For the data below, transcribe the part that opens with the line containing "Recreate this image" and closes with the line containing "plt.rcParams['font.family'] = ['Liberation", exactly and with no pictures.

-- START OF STORED RECORDS --

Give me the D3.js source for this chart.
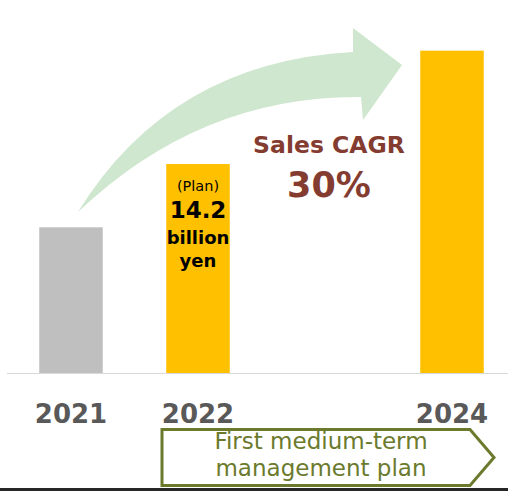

-- END OF STORED RECORDS --
-- START OF STORED RECORDS --

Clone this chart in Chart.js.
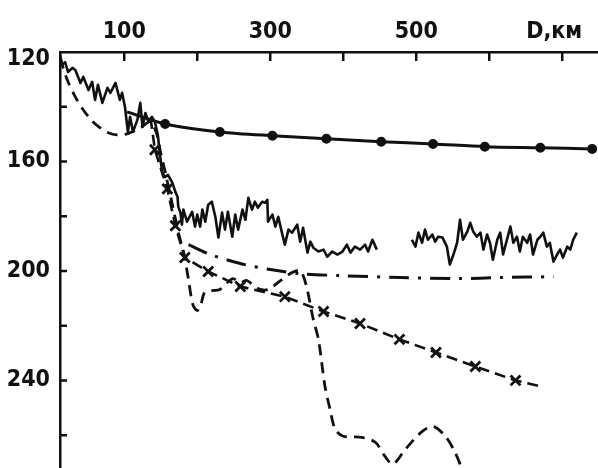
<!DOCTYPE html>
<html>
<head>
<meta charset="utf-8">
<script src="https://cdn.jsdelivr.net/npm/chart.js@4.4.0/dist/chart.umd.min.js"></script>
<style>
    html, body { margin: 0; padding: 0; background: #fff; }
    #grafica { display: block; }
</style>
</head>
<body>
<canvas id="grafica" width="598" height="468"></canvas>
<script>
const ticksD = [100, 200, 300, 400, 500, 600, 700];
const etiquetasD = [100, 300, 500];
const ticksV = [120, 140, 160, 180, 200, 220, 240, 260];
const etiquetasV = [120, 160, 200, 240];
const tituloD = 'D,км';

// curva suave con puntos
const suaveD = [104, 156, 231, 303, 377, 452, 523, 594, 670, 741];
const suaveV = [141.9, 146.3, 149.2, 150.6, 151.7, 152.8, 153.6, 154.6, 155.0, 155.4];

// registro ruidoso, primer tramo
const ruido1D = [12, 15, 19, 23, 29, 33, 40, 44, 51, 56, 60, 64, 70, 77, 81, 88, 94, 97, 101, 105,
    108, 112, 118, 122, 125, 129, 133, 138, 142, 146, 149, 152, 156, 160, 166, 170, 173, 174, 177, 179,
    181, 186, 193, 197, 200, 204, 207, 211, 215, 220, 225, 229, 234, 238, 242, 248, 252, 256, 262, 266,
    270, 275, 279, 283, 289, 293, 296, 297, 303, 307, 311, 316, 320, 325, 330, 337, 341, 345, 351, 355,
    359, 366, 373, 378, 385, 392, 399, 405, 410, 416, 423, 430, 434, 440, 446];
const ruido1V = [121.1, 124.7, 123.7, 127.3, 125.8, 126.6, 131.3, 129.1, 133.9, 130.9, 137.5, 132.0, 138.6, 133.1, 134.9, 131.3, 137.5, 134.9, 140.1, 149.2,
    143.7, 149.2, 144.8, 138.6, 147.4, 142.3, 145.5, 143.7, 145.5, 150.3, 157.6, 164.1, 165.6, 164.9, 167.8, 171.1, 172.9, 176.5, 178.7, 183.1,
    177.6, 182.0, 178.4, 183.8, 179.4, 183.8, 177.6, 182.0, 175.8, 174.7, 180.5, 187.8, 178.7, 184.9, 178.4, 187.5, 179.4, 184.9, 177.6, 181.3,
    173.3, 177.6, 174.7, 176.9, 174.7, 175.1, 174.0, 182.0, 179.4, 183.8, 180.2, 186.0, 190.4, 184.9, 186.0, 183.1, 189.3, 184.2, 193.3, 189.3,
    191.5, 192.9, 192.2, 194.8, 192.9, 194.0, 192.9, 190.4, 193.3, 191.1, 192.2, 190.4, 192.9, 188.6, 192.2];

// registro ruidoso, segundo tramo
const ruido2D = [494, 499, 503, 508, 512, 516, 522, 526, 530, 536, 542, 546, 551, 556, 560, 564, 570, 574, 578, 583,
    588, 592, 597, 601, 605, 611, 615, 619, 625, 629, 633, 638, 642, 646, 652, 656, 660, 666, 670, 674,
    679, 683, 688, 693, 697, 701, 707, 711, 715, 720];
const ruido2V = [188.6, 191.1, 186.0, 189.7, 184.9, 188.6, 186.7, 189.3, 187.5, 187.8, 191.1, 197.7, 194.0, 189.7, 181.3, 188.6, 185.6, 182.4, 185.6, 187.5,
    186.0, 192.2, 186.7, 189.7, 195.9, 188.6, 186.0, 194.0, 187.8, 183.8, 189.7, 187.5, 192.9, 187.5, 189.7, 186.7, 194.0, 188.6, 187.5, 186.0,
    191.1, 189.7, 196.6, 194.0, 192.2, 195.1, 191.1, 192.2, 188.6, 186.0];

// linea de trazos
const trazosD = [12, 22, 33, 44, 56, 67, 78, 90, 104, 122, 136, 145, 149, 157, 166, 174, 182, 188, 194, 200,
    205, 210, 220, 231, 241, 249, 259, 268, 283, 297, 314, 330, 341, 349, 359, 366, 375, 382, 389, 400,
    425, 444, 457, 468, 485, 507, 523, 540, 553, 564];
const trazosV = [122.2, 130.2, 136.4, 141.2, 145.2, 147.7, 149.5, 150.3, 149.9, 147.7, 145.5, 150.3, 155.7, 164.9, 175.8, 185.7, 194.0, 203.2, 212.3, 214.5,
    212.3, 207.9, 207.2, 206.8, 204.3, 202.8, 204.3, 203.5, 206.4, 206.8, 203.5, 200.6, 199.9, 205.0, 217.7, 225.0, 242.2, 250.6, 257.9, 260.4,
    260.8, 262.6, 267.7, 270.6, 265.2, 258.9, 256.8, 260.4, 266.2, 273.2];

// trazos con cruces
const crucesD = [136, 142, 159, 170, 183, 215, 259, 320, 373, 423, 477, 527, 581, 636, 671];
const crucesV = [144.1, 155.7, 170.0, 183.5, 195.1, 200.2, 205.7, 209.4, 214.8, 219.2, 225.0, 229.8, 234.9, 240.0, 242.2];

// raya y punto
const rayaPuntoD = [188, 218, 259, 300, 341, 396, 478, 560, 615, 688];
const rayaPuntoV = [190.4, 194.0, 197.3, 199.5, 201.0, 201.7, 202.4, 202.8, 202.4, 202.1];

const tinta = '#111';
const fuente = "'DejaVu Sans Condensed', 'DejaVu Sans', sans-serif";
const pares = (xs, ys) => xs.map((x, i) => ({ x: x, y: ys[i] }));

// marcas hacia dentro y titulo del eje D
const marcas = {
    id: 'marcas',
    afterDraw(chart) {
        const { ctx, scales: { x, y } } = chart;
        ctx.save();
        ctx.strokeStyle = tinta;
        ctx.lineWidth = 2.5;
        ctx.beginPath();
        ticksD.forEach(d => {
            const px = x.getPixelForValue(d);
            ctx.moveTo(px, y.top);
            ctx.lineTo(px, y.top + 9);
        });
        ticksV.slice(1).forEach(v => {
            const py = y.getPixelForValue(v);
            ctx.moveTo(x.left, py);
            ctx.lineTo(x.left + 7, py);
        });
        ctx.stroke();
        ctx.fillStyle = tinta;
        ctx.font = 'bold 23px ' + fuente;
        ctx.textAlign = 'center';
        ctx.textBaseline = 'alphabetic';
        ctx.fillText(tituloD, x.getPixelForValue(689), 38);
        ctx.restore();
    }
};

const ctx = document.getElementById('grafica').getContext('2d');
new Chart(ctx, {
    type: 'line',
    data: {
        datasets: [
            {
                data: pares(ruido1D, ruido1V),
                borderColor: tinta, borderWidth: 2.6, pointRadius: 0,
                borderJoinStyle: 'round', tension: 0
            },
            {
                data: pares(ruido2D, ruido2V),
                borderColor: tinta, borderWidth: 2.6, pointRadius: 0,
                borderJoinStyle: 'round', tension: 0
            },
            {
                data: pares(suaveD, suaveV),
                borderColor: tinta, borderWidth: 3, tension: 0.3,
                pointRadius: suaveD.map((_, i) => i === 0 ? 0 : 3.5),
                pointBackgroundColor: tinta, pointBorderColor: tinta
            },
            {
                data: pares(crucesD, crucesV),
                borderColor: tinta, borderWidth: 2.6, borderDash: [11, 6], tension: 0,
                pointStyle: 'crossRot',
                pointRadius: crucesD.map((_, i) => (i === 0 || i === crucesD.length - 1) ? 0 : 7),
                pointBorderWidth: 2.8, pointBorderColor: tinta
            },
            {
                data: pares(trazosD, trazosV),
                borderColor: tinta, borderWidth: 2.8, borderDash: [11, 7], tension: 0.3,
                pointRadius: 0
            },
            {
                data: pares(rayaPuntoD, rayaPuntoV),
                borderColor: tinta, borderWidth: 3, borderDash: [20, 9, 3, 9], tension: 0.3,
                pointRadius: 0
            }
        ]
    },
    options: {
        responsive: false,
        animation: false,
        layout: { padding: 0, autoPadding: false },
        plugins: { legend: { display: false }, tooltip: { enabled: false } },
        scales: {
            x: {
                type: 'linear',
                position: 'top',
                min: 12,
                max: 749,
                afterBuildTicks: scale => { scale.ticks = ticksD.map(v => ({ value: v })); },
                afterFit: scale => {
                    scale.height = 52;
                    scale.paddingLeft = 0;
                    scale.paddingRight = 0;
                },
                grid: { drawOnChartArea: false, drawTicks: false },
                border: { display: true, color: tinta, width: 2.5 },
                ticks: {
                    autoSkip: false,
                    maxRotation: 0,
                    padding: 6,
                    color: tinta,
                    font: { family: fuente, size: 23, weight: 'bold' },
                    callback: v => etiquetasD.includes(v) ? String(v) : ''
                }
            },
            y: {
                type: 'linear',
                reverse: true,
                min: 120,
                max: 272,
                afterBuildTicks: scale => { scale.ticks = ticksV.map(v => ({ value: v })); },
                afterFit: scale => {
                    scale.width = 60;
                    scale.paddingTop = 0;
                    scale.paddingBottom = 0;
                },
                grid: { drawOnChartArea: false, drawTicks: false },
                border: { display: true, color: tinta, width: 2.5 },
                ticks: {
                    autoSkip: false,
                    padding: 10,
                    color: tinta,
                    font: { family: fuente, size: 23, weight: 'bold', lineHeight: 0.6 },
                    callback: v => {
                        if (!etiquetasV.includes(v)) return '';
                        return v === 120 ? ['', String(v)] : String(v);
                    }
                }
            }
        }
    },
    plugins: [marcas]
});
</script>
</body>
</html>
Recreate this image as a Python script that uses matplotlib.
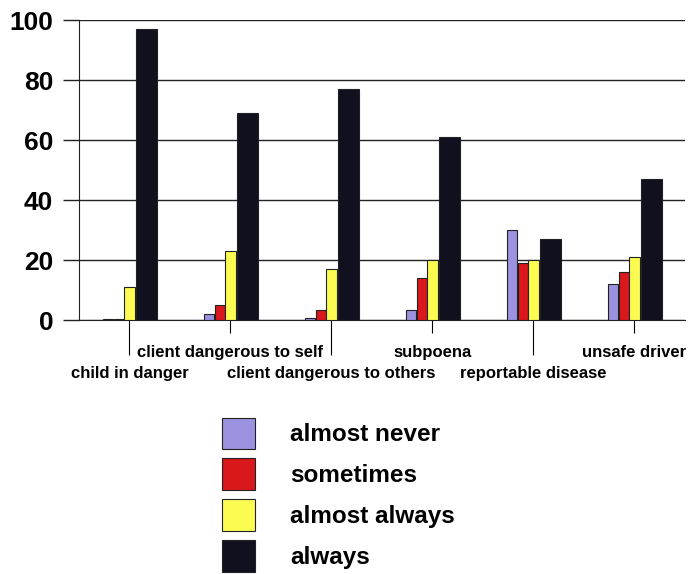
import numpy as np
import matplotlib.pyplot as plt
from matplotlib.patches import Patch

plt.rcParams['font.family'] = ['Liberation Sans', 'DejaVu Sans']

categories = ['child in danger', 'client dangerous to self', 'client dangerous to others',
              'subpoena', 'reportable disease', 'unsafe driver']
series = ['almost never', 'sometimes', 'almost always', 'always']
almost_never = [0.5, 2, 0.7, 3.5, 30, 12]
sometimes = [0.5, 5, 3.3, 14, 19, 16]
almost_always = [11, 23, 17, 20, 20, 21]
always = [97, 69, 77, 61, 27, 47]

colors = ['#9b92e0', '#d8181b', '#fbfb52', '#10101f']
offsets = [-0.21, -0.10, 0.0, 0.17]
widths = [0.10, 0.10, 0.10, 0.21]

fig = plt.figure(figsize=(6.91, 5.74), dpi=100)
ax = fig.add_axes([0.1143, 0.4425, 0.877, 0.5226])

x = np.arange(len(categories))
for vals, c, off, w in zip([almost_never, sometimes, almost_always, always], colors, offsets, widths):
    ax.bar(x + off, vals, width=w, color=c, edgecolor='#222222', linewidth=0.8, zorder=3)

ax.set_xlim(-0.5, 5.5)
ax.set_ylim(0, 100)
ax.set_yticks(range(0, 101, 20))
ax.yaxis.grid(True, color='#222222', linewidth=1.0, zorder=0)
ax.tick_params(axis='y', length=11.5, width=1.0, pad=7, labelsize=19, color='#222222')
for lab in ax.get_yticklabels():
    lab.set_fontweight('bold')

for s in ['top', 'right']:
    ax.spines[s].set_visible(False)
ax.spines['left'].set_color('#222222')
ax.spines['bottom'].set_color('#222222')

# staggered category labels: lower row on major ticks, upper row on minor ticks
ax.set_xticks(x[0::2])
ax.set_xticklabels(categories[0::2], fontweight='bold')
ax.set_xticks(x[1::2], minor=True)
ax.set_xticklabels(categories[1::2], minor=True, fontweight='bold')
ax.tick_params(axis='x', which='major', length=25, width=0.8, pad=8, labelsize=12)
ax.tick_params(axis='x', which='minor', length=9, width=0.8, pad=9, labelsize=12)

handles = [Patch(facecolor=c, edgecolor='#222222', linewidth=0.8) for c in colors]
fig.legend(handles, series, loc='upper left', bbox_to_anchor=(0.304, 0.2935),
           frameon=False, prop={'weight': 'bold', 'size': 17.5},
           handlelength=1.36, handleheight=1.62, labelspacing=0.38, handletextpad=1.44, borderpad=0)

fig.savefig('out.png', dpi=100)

-- END OF STORED RECORDS --
-- START OF STORED RECORDS --

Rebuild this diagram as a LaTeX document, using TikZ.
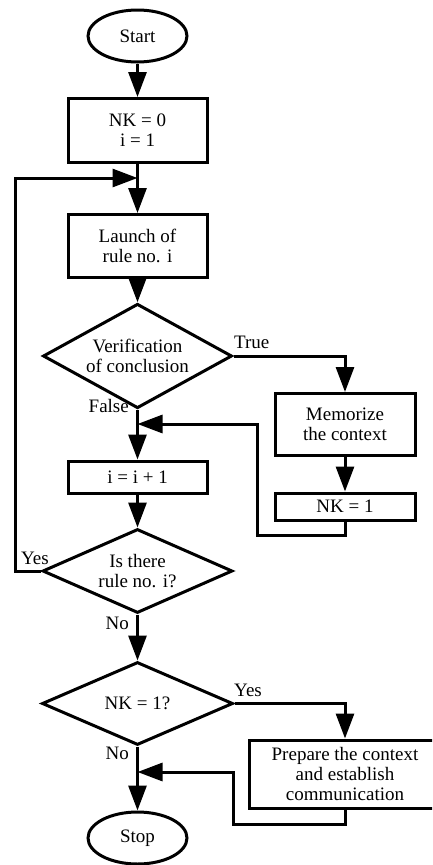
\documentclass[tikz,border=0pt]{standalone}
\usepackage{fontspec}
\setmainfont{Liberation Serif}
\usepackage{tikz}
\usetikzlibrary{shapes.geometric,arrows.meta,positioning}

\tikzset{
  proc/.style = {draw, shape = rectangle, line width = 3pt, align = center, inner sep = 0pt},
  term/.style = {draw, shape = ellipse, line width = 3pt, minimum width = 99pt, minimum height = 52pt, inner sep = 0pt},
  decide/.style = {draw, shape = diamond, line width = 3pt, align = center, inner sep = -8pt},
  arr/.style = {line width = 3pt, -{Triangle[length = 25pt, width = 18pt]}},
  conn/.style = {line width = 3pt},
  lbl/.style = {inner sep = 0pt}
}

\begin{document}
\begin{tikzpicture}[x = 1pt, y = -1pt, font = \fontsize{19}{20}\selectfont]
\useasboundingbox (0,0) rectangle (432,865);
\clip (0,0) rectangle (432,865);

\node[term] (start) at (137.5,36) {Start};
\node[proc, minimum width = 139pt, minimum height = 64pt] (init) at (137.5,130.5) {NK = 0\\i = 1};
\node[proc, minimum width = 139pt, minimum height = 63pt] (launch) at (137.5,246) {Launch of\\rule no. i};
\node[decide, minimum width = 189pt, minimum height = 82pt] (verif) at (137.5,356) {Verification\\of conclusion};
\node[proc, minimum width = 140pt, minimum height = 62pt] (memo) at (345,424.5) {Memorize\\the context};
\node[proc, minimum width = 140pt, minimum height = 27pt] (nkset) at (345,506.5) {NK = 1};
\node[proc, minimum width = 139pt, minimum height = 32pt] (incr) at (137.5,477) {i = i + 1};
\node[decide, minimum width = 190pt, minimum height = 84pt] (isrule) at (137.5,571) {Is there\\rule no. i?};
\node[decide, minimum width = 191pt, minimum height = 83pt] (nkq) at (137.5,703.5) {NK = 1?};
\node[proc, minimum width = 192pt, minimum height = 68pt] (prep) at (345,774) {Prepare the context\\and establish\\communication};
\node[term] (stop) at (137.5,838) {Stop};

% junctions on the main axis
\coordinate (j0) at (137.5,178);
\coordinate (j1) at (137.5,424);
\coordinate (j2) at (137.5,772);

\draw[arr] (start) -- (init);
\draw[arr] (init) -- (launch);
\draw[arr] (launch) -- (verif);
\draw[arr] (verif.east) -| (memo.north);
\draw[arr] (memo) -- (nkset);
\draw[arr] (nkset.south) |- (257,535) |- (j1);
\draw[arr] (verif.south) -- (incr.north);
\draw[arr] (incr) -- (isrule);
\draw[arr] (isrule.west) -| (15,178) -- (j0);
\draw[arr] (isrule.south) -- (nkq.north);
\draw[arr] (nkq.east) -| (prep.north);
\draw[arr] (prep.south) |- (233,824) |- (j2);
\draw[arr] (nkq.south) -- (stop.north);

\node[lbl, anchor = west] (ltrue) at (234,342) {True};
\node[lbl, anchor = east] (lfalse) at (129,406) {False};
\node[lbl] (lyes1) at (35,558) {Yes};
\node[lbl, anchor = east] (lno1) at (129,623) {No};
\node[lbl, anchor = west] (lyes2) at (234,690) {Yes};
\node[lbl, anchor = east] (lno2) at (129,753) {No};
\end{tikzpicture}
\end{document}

-- END OF STORED RECORDS --

RIGHT ANSWER:
Recreate this image as a Python script that uses matplotlib.
import numpy as np
import matplotlib.pyplot as plt
from matplotlib.patches import Patch

plt.rcParams['font.family'] = ['Liberation Sans', 'DejaVu Sans']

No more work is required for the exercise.